● MATERIAL FOR THIS EXERCISE
···
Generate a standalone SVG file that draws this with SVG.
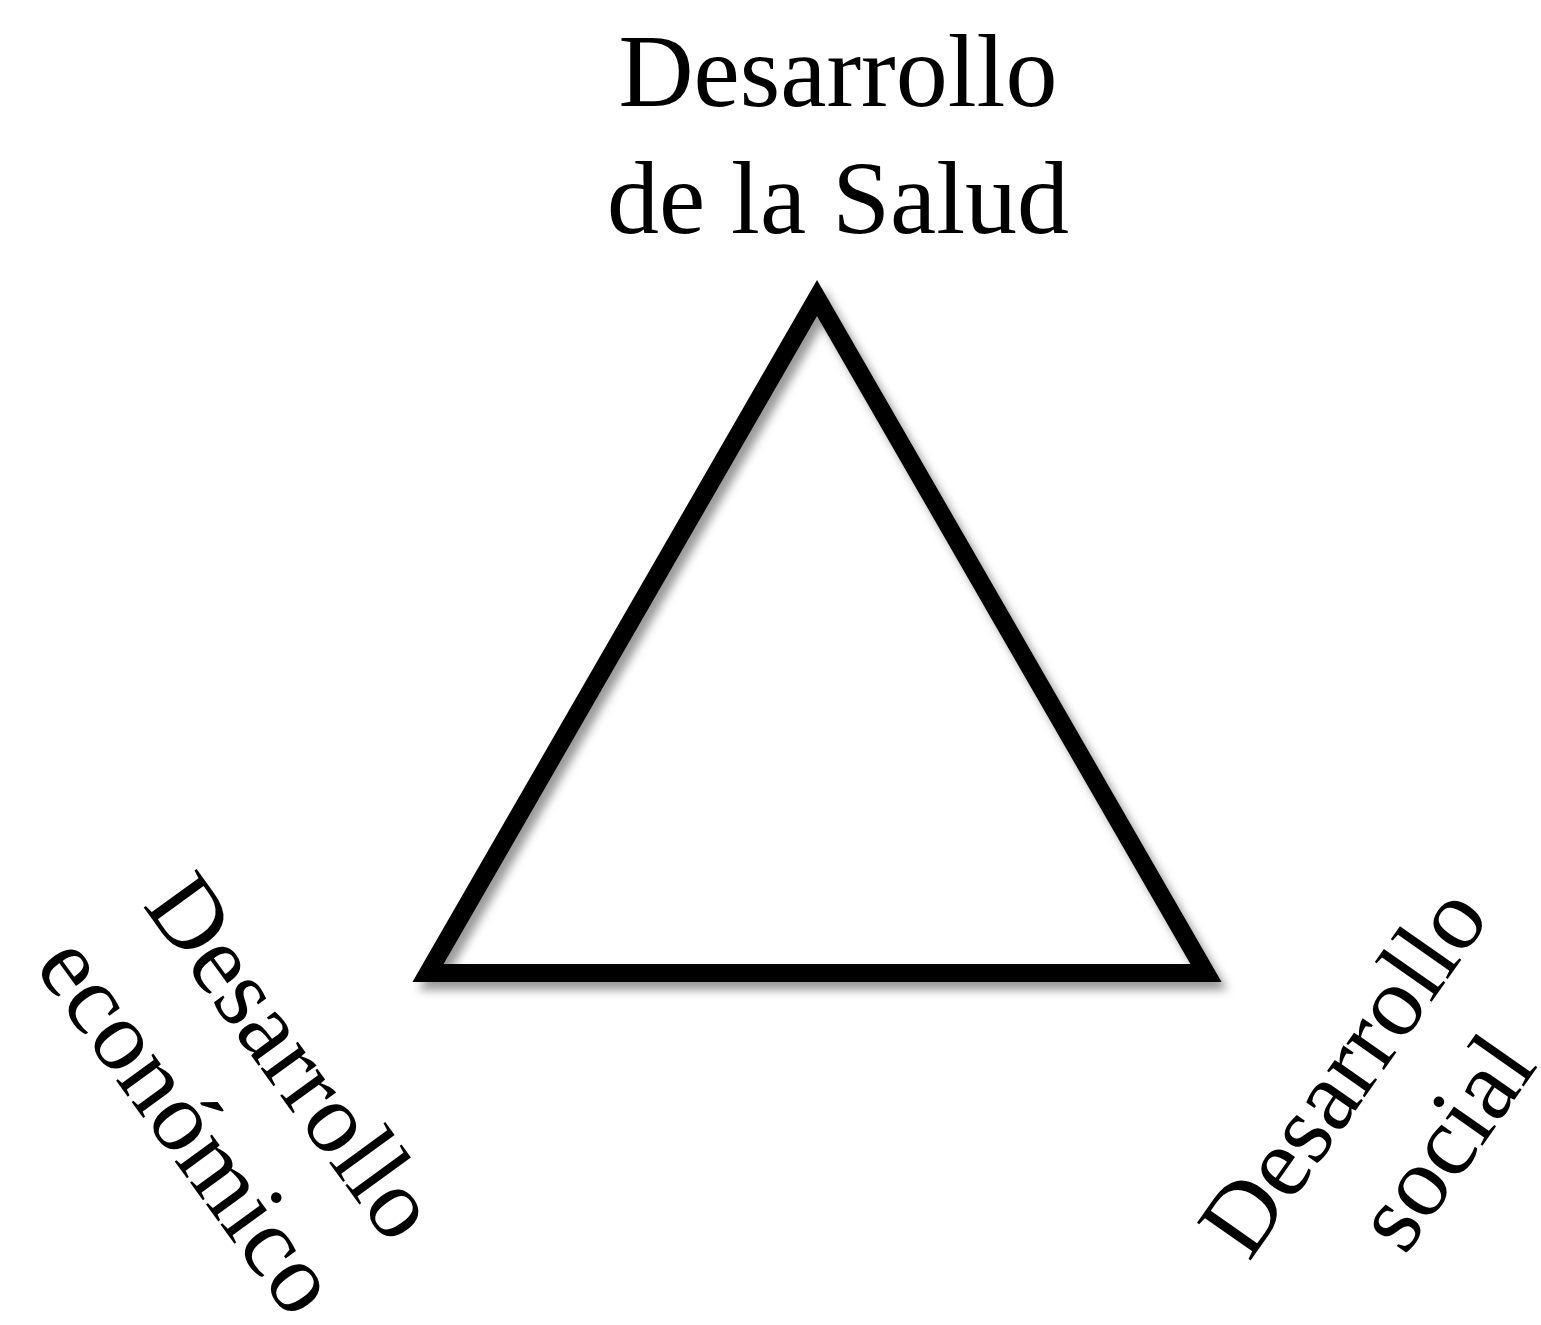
<svg xmlns="http://www.w3.org/2000/svg" width="1541" height="1325" viewBox="0 0 1541 1325">
<style>
.lbl{font-family:"Liberation Serif","Times New Roman",serif;font-size:104px;fill:#000;text-anchor:middle}
.rot{font-size:100px}
</style>
<defs>
<filter id="sh" x="-10%" y="-10%" width="120%" height="120%">
<feDropShadow dx="6" dy="8" stdDeviation="5" flood-color="#000" flood-opacity="0.4"/>
</filter>
</defs>
<rect width="1541" height="1325" fill="#fff"/>
<g id="triangle">
<polygon points="817,298 1206,973 428,973" fill="none" stroke="#000" stroke-width="18" stroke-linejoin="miter" stroke-miterlimit="10" filter="url(#sh)"/>
</g>
<g id="connectors"></g>
<g id="salud">
<text class="lbl"><tspan x="838" y="106">Desarrollo</tspan><tspan x="838" y="233">de la Salud</tspan></text>
</g>
<g id="economico">
<text class="lbl rot" transform="translate(266,1076) rotate(54)"><tspan x="0" y="0">Desarrollo</tspan><tspan x="-6" y="124">económico</tspan></text>
</g>
<g id="social">
<text class="lbl rot" transform="translate(1370,1090) rotate(-55)"><tspan x="0" y="0">Desarrollo</tspan><tspan x="0" y="124">social</tspan></text>
</g>
</svg>
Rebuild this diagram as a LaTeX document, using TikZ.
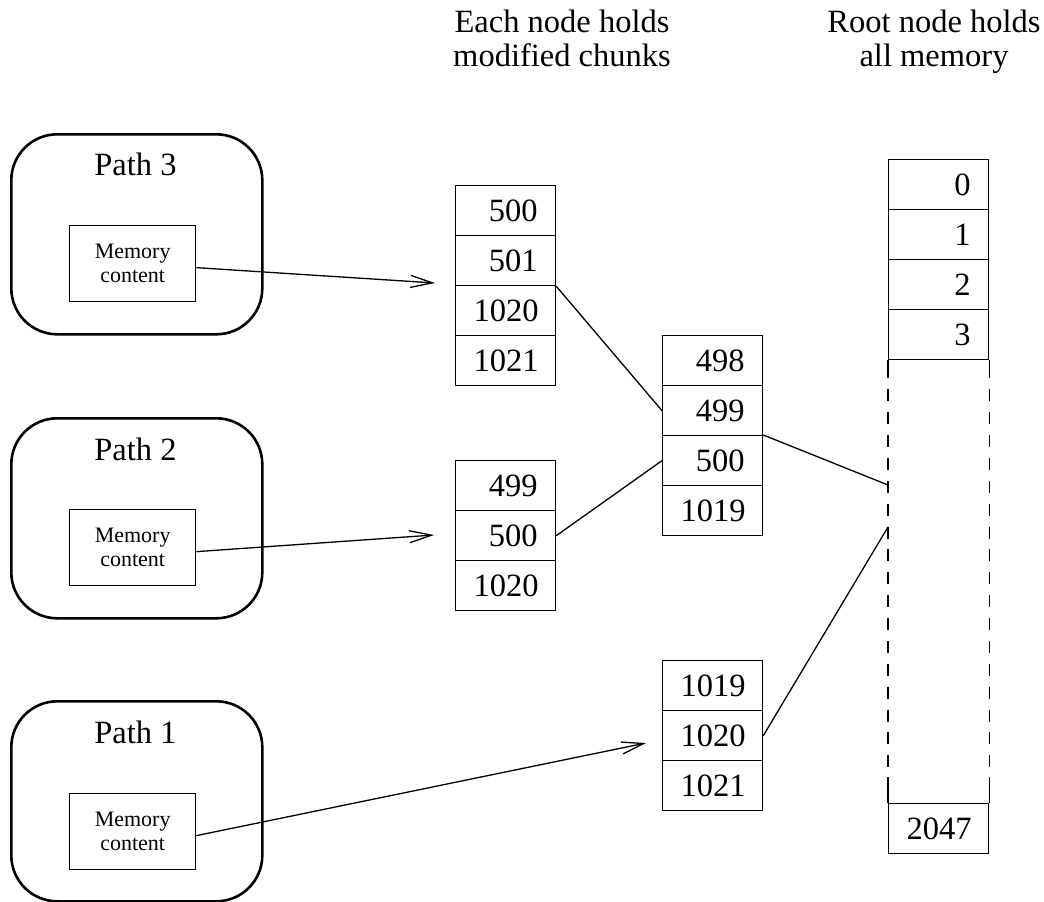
···
● JOB
Reproduce each record above by retyping it exactly; omit all images.

● CORRECT RESULT
Generate a standalone SVG file that draws this with SVG.
<svg xmlns="http://www.w3.org/2000/svg" width="1541" height="1325" viewBox="0 0 1541 1325">
<style>
.lbl{font-family:"Liberation Serif","Times New Roman",serif;font-size:104px;fill:#000;text-anchor:middle}
.rot{font-size:100px}
</style>
<defs>
<filter id="sh" x="-10%" y="-10%" width="120%" height="120%">
<feDropShadow dx="6" dy="8" stdDeviation="5" flood-color="#000" flood-opacity="0.4"/>
</filter>
</defs>
<rect width="1541" height="1325" fill="#fff"/>
<g id="triangle">
<polygon points="817,298 1206,973 428,973" fill="none" stroke="#000" stroke-width="18" stroke-linejoin="miter" stroke-miterlimit="10" filter="url(#sh)"/>
</g>
<g id="connectors"></g>
<g id="salud">
<text class="lbl"><tspan x="838" y="106">Desarrollo</tspan><tspan x="838" y="233">de la Salud</tspan></text>
</g>
<g id="economico">
<text class="lbl rot" transform="translate(266,1076) rotate(54)"><tspan x="0" y="0">Desarrollo</tspan><tspan x="-6" y="124">económico</tspan></text>
</g>
<g id="social">
<text class="lbl rot" transform="translate(1370,1090) rotate(-55)"><tspan x="0" y="0">Desarrollo</tspan><tspan x="0" y="124">social</tspan></text>
</g>
</svg>
Rebuild this diagram as a LaTeX document, using TikZ.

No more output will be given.